Environmentalists charge that World Bank loans finance ecosystem-damaging projects such as China's massive Three Gorges Dam. Human-rights supporters and unionists argue that the lending agencies support countries that restrict religious freedom and tolerate sweatshops. AIDS activists complain that neither institution does enough to get low-cost AIDS drugs to developing nations. Their hit list even includes the America Online-Time Warner merger, which the groups fear will "globally homogenize" content on the Net and harm local cultures. "These institutions need to be agents for the poorest people rather than for banks and large corporations," says Carol Welch, a Friends of the Earth analyst.
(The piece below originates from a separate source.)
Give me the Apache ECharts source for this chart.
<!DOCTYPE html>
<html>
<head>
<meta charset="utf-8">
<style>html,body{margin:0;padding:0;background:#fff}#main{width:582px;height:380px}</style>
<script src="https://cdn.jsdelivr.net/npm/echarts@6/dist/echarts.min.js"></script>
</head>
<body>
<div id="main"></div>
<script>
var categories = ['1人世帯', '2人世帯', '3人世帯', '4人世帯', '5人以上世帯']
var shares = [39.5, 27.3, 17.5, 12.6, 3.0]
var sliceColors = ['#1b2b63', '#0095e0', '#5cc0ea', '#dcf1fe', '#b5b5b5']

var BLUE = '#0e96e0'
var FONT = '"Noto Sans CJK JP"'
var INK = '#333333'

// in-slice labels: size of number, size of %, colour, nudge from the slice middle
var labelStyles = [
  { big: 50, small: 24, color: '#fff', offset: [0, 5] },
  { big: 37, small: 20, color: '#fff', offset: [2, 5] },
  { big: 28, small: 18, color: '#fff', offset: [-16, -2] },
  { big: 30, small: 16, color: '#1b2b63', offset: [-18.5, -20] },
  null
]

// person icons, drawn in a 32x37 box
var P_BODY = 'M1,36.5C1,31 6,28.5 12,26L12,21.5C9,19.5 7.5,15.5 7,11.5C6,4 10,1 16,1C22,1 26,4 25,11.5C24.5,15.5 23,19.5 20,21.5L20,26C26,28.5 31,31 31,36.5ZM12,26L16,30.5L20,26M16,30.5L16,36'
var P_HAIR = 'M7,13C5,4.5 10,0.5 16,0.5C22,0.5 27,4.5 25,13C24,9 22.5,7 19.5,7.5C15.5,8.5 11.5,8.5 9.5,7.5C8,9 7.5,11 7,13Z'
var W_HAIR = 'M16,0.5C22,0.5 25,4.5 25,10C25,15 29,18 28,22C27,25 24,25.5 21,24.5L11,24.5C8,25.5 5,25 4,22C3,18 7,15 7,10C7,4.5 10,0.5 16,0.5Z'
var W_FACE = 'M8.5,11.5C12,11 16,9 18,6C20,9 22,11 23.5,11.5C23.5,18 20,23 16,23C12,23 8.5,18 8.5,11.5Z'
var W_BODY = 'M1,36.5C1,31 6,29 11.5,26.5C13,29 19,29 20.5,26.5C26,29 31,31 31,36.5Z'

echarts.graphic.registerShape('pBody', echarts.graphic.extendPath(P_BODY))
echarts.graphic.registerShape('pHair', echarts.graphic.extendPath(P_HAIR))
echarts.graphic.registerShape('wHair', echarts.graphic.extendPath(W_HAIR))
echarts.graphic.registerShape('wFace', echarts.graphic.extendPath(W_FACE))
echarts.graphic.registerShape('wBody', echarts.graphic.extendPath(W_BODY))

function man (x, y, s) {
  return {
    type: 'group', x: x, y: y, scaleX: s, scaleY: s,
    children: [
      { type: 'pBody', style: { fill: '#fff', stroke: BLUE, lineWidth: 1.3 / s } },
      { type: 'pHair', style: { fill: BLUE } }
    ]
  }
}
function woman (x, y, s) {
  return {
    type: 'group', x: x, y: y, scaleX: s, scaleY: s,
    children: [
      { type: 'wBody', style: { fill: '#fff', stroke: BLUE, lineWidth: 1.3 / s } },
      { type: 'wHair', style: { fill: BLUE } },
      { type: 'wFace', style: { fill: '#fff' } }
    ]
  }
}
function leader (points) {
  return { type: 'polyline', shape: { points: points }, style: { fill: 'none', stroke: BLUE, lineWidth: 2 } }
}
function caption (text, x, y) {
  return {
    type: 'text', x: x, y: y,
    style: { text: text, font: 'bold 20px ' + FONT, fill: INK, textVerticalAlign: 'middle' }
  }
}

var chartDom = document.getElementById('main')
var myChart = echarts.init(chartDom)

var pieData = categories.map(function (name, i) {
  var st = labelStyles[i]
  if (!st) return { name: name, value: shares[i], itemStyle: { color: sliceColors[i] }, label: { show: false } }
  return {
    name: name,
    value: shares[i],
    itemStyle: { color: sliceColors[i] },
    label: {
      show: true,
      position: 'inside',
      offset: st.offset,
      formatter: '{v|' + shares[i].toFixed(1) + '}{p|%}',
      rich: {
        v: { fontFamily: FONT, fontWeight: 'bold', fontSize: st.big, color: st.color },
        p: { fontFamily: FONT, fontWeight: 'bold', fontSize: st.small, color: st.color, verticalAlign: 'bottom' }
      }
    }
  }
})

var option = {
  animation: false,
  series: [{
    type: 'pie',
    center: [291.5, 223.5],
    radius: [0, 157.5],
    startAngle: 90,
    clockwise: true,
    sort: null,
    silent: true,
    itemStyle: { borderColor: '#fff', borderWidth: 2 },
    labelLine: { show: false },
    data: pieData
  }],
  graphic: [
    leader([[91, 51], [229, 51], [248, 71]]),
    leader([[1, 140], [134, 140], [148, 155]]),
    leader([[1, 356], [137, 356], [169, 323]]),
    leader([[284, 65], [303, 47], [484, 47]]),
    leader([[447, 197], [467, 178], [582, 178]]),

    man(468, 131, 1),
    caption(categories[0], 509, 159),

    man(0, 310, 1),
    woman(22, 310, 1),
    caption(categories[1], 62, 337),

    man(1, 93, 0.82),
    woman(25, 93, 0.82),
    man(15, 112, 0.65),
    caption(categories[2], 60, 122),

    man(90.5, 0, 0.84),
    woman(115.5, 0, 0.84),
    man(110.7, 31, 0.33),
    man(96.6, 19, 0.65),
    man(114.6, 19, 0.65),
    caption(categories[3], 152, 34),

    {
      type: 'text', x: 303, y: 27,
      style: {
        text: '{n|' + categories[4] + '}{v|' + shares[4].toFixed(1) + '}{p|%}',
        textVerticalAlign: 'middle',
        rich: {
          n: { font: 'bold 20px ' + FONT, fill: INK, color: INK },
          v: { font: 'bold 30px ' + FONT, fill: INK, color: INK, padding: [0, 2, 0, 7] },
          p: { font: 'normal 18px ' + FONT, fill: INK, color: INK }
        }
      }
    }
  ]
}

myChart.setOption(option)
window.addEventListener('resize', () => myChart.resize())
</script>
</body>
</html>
DOWNSIDE. Already, demonstrators are making headway with their efforts to shine a harsh light on globalization's downside. In March, Stanley Fischer, the IMF's acting managing director, met with Friends of the Earth, poverty group Oxfam International, and other activists. Meeting participants say they came away encouraged that top fund officials were finally starting to pay attention to their concerns, though they aren't expecting substantial changes anytime soon.

Bank and fund officials say the agencies are trying to speed up Third World debt writeoffs--a key demand of some demonstrators. And the finance ministers for the first time will discuss ways to fund more AIDS programs. Says Juliette Beck of Global Exchange, a San Francisco-based human-rights group: "Regardless of whether we're able to shut down the meetings, we've already raised public awareness."

After their attempt at consciousness-raising in Washington, D.C., the anti-globalists won't rest. They want to use the momentum from Seattle to create a new social movement on a level with Vietnam War protests. They plan to converge on the national political conventions this summer, then to take to the streets of Prague, where the IMF and World Bank will meet in September. In the process, they hope to turn a ragtag coalition into a potent, worldwide force that prods bankers and politicians into tempering the fervor for globalization and confronting its side effects.